“The most amazing thing was that Newport had an Italian prisoner of war camp at one end of the village and an American hospital at the other.”

Saffron Walden Reporter: Judith Rich as a girl playing the piano in wartimeJudith Rich as a girl playing the piano in wartime (Image: Archant)

It was 50 years before schoolgirl Judith Willmore found out what happened to the American.

Here with the US Airforce during the war, he had promised to teach her jazz piano. Judith didn’t find out what had happened to him until 1994 when President Bill Clinton visited the American Cemetery in Madingley near Cambridge.

Judith, by then Mrs Judith Rich, said: “My son Jonathan and I were the only English people there.

“John Major and Mrs Major walked up on a red carpet and three minutes later, the president’s helicopter arrived. They were playing Glenn Miller.

“Clinton had amazing charisma. He said they were grateful to Cambridge University for giving them the land.

“He said the skies were never still when the Americans were here and they weren’t. It was tear-making.

“It was a tremendous ceremony, We were right at the front because we had gone there early.

“There were hundreds of tombstones. We went to look at them, and I saw the name Matt McKinnon. He was a medical student. He said: ‘I’ll come back tomorrow.’”

Judith was eight when the war started and her quiet village of Newport was woken up with a zing when American airmen arrived.

“Not just Newport - the whole area. The most amazing thing was that in Newport we had an Italian prisoner of war camp at one end of the village and an American Hospital at the the other.”

Her father, Maurice Willmore, was headmaster at Newport Grammar School, so the Americans visited their house and the school was allocated an Italian prisoner of war called Serenelli as a gardener.

“I was allowed to take Serenelli a cup of coffee.”

During peace-time, many of the American medics had been musicians; some played for the Boston Philharmonic.

They were glad of being able to use the school’s pianos to practice and gave impressive impromptu concerts.

“The Christmas before D Day, they played with the school orchestra. They really enlivened it.”

She said: “There were Americans at Debden before Pearl Harbour, they were visited by fascinating people including Eisenhower.

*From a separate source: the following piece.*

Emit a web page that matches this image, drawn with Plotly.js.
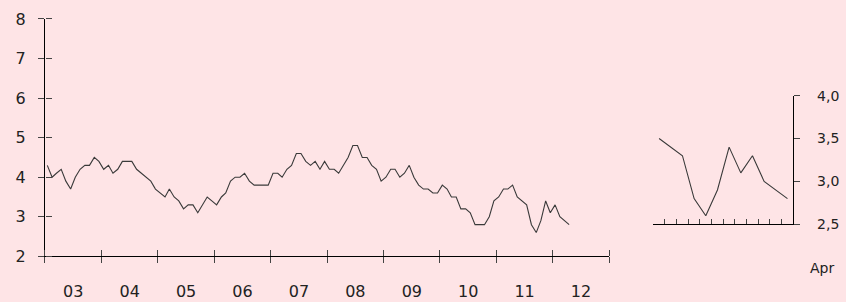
<!DOCTYPE html>
<html><head><meta charset="utf-8">
<script src="https://cdn.plot.ly/plotly-3.0.1.min.js"></script>
<style>html,body{margin:0;padding:0;background:#FEE4E6}</style>
</head><body><div id="chart" style="width:846px;height:302px"></div>
<script>
const startYear = 2003;
const rate = [
 4.3,4.0,4.1,4.2,3.9,3.7,4.0,4.2,4.3,4.3,4.5,4.4,
 4.2,4.3,4.1,4.2,4.4,4.4,4.4,4.2,4.1,4.0,3.9,3.7,
 3.6,3.5,3.7,3.5,3.4,3.2,3.3,3.3,3.1,3.3,3.5,3.4,
 3.3,3.5,3.6,3.9,4.0,4.0,4.1,3.9,3.8,3.8,3.8,3.8,
 4.1,4.1,4.0,4.2,4.3,4.6,4.6,4.4,4.3,4.4,4.2,4.4,
 4.2,4.2,4.1,4.3,4.5,4.8,4.8,4.5,4.5,4.3,4.2,3.9,
 4.0,4.2,4.2,4.0,4.1,4.3,4.0,3.8,3.7,3.7,3.6,3.6,
 3.8,3.7,3.5,3.5,3.2,3.2,3.1,2.8,2.8,2.8,3.0,3.4,
 3.5,3.7,3.7,3.8,3.5,3.4,3.3,2.8,2.6,2.9,3.4,3.1,
 3.3,3.0,2.9,2.8
];
const insetLabels = ['May','Jun','Jul','Aug','Sep','Oct','Nov','Dec','Jan','Feb','Mar','Apr'];
const insetValues = [3.5,3.4,3.3,2.8,2.6,2.9,3.4,3.1,3.3,3.0,2.9,2.8];

const dates = rate.map((v,i)=>{
  const y = startYear + Math.floor(i/12), m = i%12 + 1;
  return y + '-' + String(m).padStart(2,'0') + '-16';
});

const lineColor = '#3a3a3a';
const traces = [
  {x: dates, y: rate, type:'scatter', mode:'lines', xaxis:'x', yaxis:'y',
   line:{color:lineColor, width:1.1}, hoverinfo:'skip'},
  {x: dates, y: rate, type:'scatter', mode:'lines', xaxis:'x3', yaxis:'y3',
   line:{color:'rgba(0,0,0,0)', width:0}, hoverinfo:'skip'},
  {x: insetLabels, y: insetValues, type:'scatter', mode:'lines', xaxis:'x2', yaxis:'y2',
   line:{color:lineColor, width:1.1}, hoverinfo:'skip'}
];

const xRange = ['2003-01-01','2013-01-01'];
const xDom = [0.05319,0.72021], yDom = [0.1513,0.9371];
const layout = {
  width:846, height:302,
  margin:{l:0,r:0,t:0,b:0},
  paper_bgcolor:'#FEE4E6', plot_bgcolor:'rgba(0,0,0,0)',
  showlegend:false, separators:',.',
  font:{family:'DejaVu Sans, sans-serif', color:'#222', size:15},
  xaxis:{type:'date', domain:xDom, range:xRange, dtick:'M12', tick0:'2003-01-01',
    tickformat:'%y', ticklabelmode:'period', ticks:'outside', ticklen:6, tickcolor:'#444',
    showline:true, linecolor:'#000', linewidth:1, showgrid:false, zeroline:false, anchor:'y',
    tickfont:{size:16}, ticklabelstandoff:14},
  xaxis3:{type:'date', overlaying:'x', anchor:'free', position:yDom[0], side:'top',
    range:xRange, dtick:'M12', tick0:'2003-01-01',
    ticks:'outside', ticklen:6, tickcolor:'#444', tickwidth:1, showticklabels:false, showgrid:false,
    zeroline:false, showline:false},
  yaxis:{domain:yDom, range:[2,8], dtick:1, ticks:'outside', ticklen:6, tickcolor:'#444',
    showline:true, linecolor:'#000', linewidth:1, showgrid:false, zeroline:false, anchor:'x',
    tickfont:{size:16}, ticklabelstandoff:9},
  yaxis3:{overlaying:'y', anchor:'free', position:xDom[0], side:'right', range:[2,8], dtick:1,
    ticks:'outside', ticklen:6, tickcolor:'#444', tickwidth:1,
    showticklabels:false, showgrid:false, zeroline:false, showline:false},
  xaxis2:{domain:[0.7722,0.9377], anchor:'y2', type:'category', tickson:'boundaries', dtick:1,
    ticks:'inside', ticklen:5, tickcolor:'#444', showticklabels:false, showline:true,
    linecolor:'#000', showgrid:false, range:[-0.5,11.5]},
  yaxis2:{domain:[0.2573,0.6831], anchor:'x2', side:'right', range:[2.5,4.0], dtick:0.5,
    tickformat:'.1f', ticks:'outside', ticklen:6, tickcolor:'#444', showline:true, linecolor:'#000',
    showgrid:false, zeroline:false, tickfont:{size:14}, ticklabelstandoff:14},
  annotations:[{text: insetLabels[insetLabels.length-1], xref:'paper', yref:'paper',
    x:822/846, y:1-268/302, showarrow:false, font:{size:14}, xanchor:'center', yanchor:'middle'}]
};
Plotly.newPlot('chart', traces, layout, {staticPlot:true, displayModeBar:false});
</script></body></html>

“They just took over. They built a massive runway at Stansted. It was the biggest American air base in East Anglia and the runway is still in use today because it was so well built.

“We had an early searchlight. You would listen for the sound of the planes- the German ones sounded different to our Hurricanes and Spitfires.

“You listened to hear if it was one of our planes or a bomber heading for the East End.

“We had pill boxes because they expected an invasion. All the finger signs (signposts) were removed and half of them were never put back.

“All the shops were repainted so instead of saying Newport Co-op, it would just be the Co-op because we didn’t want the Germans to know where they were.

“There were Nissen Huts along Chestnut Avenue, near Audley End with ammunition in the them and it stayed there for ages. That was wartime, darling.”

During the war, Judith was sent away to Roedean boarding school, Usually based in Brighton, it was evacuated to Keswick after the school’s buildings, on a clifftop on the Sussex coast, were requisitioned by the Royal Navy.

So Judith was in the Lake District on VE Day.

As a schoolgirl, she drew a picture of the beacon lit on the night.

She remembers “We had each carried one log to the top of the mountain, Latrigg the lowest mountain in the Lake District, to make the bonfire, which in the end was massive.

“It was an exciting evening and Keswick Station was decked out with bunting and the flags of the Allies.”

She married a war veteran, Lieutenant Colonel John Rich and they had two sons. Judith has seven grandchildren.

John died in 2000.

By coincidence, John’s father was Edmund Milton Rich who was the chief education officer for London and one of the people responsible for planning Operation Pied Piper, the evacuation of nearly a million of London’s school children to safe places around the country.